Whichever formula you use, treat the result as a starting point. Eat at your calculated TDEE for 2–3 weeks. If your weight stays the same, the number is accurate. If it changes, adjust by 100–200 calories in the appropriate direction and reassess.

Use our free TDEE calculator to compare Mifflin-St Jeor, Harris-Benedict, and Katch-McArdle side by side and find the best calorie target for your goal →

Frequently Asked Questions

Is the Mifflin-St Jeor formula the most accurate?

For most people — yes. Research confirms it predicts resting energy expenditure more accurately than any other weight-based formula across a broad population. The only exception is people who know their precise lean body mass, for whom Katch-McArdle may be slightly more accurate.

What is the difference between Mifflin-St Jeor and Harris-Benedict?

Both use weight, height, age, and sex — but apply different calculations.
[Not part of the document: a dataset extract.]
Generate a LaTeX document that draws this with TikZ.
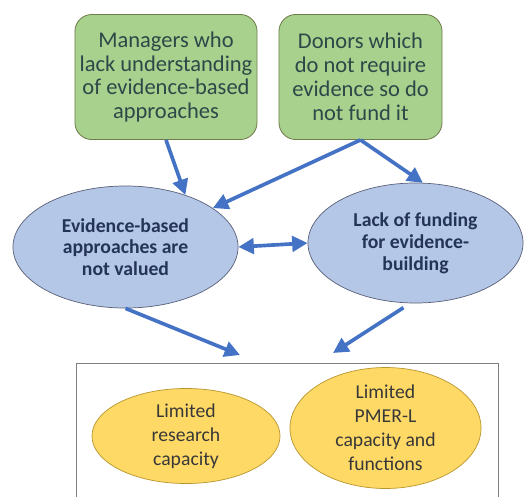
\documentclass[tikz,border=0pt]{standalone}
\usepackage{fontspec}
\setmainfont{Carlito}
\usepackage{tikz}
\usetikzlibrary{arrows.meta,shapes.geometric}

\definecolor{boxgreen}{HTML}{A9D18E}
\definecolor{greenline}{HTML}{6E7C4A}
\definecolor{greentext}{HTML}{2E4848}
\definecolor{ellblue}{HTML}{B4C7E7}
\definecolor{blueline}{HTML}{5A6078}
\definecolor{bluetext}{HTML}{243457}
\definecolor{ellyellow}{HTML}{FFD966}
\definecolor{yellowline}{HTML}{B8962E}
\definecolor{yellowtext}{HTML}{383838}
\definecolor{arrblue}{HTML}{4472C4}
\definecolor{framegray}{HTML}{7F7F7F}

\begin{document}
\begin{tikzpicture}[x=0.025cm, y=-0.025cm,
  cause/.style={draw=greenline, fill=boxgreen, rounded corners=12pt, line width=0.6pt, minimum width=#1, minimum height=3.125cm, align=center, text=greentext, font=\fontsize{16}{17}\selectfont},
  effect/.style={ellipse, draw=blueline, fill=ellblue, line width=0.5pt, inner sep=0pt, align=center, text=bluetext, font=\fontsize{14}{15.5}\selectfont\bfseries},
  outcome/.style={ellipse, draw=yellowline, fill=ellyellow, line width=0.5pt, inner sep=0pt, align=center, text=yellowtext, font=\fontsize{14}{17}\selectfont},
  arr/.style={-{Triangle[length=11pt,width=11pt]}, line width=2.6pt, draw=arrblue},
  both/.style={{Triangle[length=11pt,width=11pt]}-{Triangle[length=11pt,width=11pt]}, line width=2.6pt, draw=arrblue},
]
\useasboundingbox (0,0) rectangle (528,496);
\clip (0,0) rectangle (528,496);
% Causes
\node[cause=4.525cm] (managers) at (166,77) {Managers who\\lack understanding\\of evidence-based\\approaches};
\node[cause=4.075cm] (donors) at (360.5,77) {Donors which\\do not require\\evidence so do\\not fund it};
% Problems
\node[effect, minimum width=5.625cm, minimum height=3.05cm] (valued) at (125.5,247) {Evidence-based\\approaches are\\not valued};
\node[effect, minimum width=5.375cm, minimum height=3.0cm] (funding) at (415.5,243) {Lack of funding\\for evidence-\\building};
% Consequences
\node[draw=framegray, fill=white, line width=0.6pt, minimum width=10.55cm, minimum height=3.925cm] (impact) at (287,441.5) {};
\node[outcome, minimum width=4.7cm, minimum height=2.375cm] (research) at (186,436) {Limited\\research\\capacity};
\node[outcome, minimum width=4.775cm, minimum height=2.9cm] (pmerl) at (385.5,428) {Limited\\PMER-L\\capacity and\\functions};
\coordinate (inleft) at (240,355);
\coordinate (inright) at (333,353);
% Links
\draw[arr] (managers.south) -- (valued.41);
\draw[arr] (donors.south) -- (funding.83);
\draw[arr] (donors.south) -- (valued.24);
\draw[both] (valued.east) -- (funding.west);
\draw[arr] (valued.south) -- (inleft);
\draw[arr, shorten <=0.2cm] (funding.265) -- (inright);
\end{tikzpicture}
\end{document}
Harris-Benedict was developed in 1919 and tends to overestimate BMR slightly. Mifflin-St Jeor was developed in 1990 using more modern data and corrects for that overestimation. For most people, the difference in daily BMR is between 50 and 150 calories.

Which BMR formula should I use for fat loss?

Use Mifflin-St Jeor unless you have an accurate body fat measurement. For fat loss, starting from a slightly conservative estimate and adjusting based on real results is safer than overestimating your TDEE from the beginning.

Does it matter which formula I use for my TDEE?

Yes — but not dramatically for most people. The formula affects your BMR, which affects your TDEE. A 100–200 calorie difference in your daily target compounds over weeks of dieting. Pick the most appropriate formula, track your weight for 2–3 weeks, and adjust based on what your results show.

What is a normal BMR for a woman?

Most adult women have a BMR between 1,200 and 1,600 calories per day. Shorter, lighter, or older women sit toward the lower end. Taller, heavier, or more muscular women sit higher. BMR alone is not a daily calorie target — multiply it by your activity level to get your TDEE.

What is a normal BMR for a man?

Most adult men have a BMR between 1,600 and 2,100 calories per day. Taller men with higher muscle mass tend to sit at the top of that range or above it. BMR alone is not a calorie target — always convert it to TDEE before using it to plan your intake.

Is Katch-McArdle better than Mifflin-St Jeor?

It can be — but only if your lean body mass is measured accurately. If you are estimating your body fat percentage, the error flows directly into your Katch-McArdle result. For athletes with a DEXA scan, Katch-McArdle is the stronger choice. For everyone else, Mifflin-St Jeor is more reliable and practical.